Pushing the Software To The Limit
We aim at all times to push the system to the absolute limit without any IO bottlenecks, no paging
etc. We
can't stress this enough. In practice this gives mpstat output that has as close to 0 as possible
in the idle column, and definitely 0 in the wait column, but with the columns still lined up (Bryan
has a great comment on this, I'm paraphrasing here, but its along the lines "the tool was
designed to report data with columns matching the titles, if the columns aren't matching the
titles thats a pretty good indication that you have a problem"). So an mpstat from a sample
rig may look like the following during an actual benchmark run.
(I had to use a screenshot here, as its possible that some browsers may throw of the
formatting, and someone would say, "but those columns aren't lined up". The mpstat here is from
the tail end of a rampup on a benchmark).

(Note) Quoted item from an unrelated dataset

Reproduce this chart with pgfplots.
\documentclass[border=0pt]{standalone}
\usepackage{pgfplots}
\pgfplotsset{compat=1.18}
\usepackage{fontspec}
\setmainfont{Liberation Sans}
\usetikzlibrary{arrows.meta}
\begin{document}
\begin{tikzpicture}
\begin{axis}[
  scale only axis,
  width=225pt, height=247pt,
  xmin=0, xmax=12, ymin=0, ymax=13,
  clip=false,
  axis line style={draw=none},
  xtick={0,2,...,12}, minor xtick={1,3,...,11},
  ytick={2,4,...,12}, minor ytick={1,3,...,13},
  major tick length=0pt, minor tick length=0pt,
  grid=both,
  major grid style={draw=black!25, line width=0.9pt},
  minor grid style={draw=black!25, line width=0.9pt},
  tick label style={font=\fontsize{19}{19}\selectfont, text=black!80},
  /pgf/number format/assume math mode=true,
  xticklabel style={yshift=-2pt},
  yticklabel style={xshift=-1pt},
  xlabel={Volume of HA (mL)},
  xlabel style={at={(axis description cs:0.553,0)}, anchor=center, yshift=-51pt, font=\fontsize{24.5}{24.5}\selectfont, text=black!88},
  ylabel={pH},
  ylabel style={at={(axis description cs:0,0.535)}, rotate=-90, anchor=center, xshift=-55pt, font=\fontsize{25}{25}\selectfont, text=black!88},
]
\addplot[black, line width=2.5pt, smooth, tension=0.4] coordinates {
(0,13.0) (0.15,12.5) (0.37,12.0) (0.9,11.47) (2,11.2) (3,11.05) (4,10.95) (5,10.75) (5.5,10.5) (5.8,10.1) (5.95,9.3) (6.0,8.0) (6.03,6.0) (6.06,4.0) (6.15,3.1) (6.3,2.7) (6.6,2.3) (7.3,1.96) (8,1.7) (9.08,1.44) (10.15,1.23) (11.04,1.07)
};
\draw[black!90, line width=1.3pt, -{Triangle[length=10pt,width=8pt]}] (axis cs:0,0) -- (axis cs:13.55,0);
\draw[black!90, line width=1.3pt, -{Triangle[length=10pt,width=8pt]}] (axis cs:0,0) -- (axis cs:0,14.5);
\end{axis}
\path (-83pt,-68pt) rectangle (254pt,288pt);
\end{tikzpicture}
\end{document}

Custom Kernels and Standing On the Shoulders of Giants
We mentioned the PerformancePIT and Performance Self Test processes before. For both of
these processes we install what in Sun parlance is known as a bfu (you will hear a lot more
about bfu's when OpenSolaris comes out).
Bill Sommerfeld has posted a bit more about bfu's,
or more accurately a tool called acr that was recently integrated directly into the Solaris Express gate that is used
for resolving conflicts. Put simply tools like this eliminate the need for us to have any
manual interaction with custom kernels, they just work, which again allows us to focus on the
higher value add areas. (Ask anyone in Sun engineering if they have ever had to resolve bfu
conflicts, grab a coffee before you ask though, or maybe a beer if your at a BOF).

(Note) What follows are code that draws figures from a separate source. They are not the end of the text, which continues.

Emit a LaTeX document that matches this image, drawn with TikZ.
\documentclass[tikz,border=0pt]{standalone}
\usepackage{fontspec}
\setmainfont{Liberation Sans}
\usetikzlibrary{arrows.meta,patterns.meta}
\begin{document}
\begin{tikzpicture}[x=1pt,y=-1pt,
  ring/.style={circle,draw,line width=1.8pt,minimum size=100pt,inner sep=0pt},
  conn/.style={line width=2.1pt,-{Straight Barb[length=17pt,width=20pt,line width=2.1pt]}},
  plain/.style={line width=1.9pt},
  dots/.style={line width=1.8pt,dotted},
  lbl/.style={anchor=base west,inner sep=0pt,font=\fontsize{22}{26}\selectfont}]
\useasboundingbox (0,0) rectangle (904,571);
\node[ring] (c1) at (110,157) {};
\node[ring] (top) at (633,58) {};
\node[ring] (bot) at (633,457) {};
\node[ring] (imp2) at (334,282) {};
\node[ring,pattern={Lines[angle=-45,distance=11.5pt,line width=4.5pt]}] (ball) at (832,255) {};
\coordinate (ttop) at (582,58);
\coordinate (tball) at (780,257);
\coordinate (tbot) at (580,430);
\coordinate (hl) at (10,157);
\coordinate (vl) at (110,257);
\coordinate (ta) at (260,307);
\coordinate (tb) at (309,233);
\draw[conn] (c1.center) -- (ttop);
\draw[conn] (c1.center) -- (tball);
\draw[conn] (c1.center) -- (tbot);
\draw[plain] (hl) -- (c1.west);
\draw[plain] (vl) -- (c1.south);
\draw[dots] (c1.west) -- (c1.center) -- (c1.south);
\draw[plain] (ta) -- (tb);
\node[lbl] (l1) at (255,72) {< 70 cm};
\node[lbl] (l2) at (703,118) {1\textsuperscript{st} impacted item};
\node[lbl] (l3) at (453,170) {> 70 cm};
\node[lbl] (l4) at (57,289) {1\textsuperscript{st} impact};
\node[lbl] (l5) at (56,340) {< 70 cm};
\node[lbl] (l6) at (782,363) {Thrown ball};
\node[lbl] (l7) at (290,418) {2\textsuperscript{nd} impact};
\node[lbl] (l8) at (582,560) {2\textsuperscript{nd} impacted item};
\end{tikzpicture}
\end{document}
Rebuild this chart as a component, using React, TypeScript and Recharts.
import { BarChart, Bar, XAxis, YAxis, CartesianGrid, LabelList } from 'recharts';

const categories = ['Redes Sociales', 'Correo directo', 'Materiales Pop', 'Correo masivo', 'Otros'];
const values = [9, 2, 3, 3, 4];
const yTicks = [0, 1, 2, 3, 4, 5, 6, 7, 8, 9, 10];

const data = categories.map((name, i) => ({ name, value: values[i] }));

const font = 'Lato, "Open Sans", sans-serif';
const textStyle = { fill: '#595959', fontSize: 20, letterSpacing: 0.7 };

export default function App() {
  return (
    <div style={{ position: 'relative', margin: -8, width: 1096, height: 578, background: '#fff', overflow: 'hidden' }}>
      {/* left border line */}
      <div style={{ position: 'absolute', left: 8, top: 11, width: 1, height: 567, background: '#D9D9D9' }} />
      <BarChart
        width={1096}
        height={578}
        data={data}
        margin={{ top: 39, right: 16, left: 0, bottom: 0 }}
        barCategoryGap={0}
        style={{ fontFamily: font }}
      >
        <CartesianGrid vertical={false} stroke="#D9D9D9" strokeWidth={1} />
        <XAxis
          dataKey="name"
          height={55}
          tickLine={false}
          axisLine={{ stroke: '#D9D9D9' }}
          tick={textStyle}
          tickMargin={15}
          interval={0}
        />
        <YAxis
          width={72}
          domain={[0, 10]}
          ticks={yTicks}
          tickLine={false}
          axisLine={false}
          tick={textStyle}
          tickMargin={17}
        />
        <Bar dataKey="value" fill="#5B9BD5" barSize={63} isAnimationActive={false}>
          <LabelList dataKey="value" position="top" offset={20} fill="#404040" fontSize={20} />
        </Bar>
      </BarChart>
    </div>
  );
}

And Wrapped Around All Of This
As you might guess we don't go around looking for idle machines and installing them with
benchmarks, behind the scenes on our server we have a scheduler running which puts new builds
onto machines, makes sure idle machines are running benchmarks, allow us to reserve machines
and so on.
You have also probably guessed that we don't look at every result that comes in, again we
have automated all of this process as well, and we only look at results which are of interest
to us, either big performance gains (is it a real gain, were we expecting it, if not what
caused it) or small performance drop off. If a drop off is greater than 0.3% we start analyzing
it, and if a gain is over 5% we will look for what has caused the jump. Invariably we have a heads up
on any performance wins that are going to happen due to the PerformancePIT process, it is very
rare that we have to analyze a big jump that hasn't gone through all of the proper development
processes.
Automating Ourselves Into A Job
So why this title? What I have written about here is something that we don't even think about,
it just happens. It may need to occasional nudge every so often (but thats the scheduler more
than anything else), but in general this just goes on in the background. If we had to do this
work manually we would all become very bored, very quickly, so we automate it. We use the same
approach with everything that we encounter, if it can be done by a machine, get a machine to
do it. There is always more work out there, new tech to play with it and in a place
like Sun there is always something interesting to work on.
[1] I was rather chuffed to see Sean and I mentioned on osnews,
got to admit it was a very, very pleasant surprise.
[2] Before I get a mail going kickstart was around before Jumpstart, it wasn't,
Jumpstart has been in existence since at least Solaris 2.4 (thats the earliest
version I have encountered),kickstart first appeared around Redhat 5.0 I believe,
which would be around 1997 (please correct me if I'm wrong on this)
(2005-04-25 21:46:28.0)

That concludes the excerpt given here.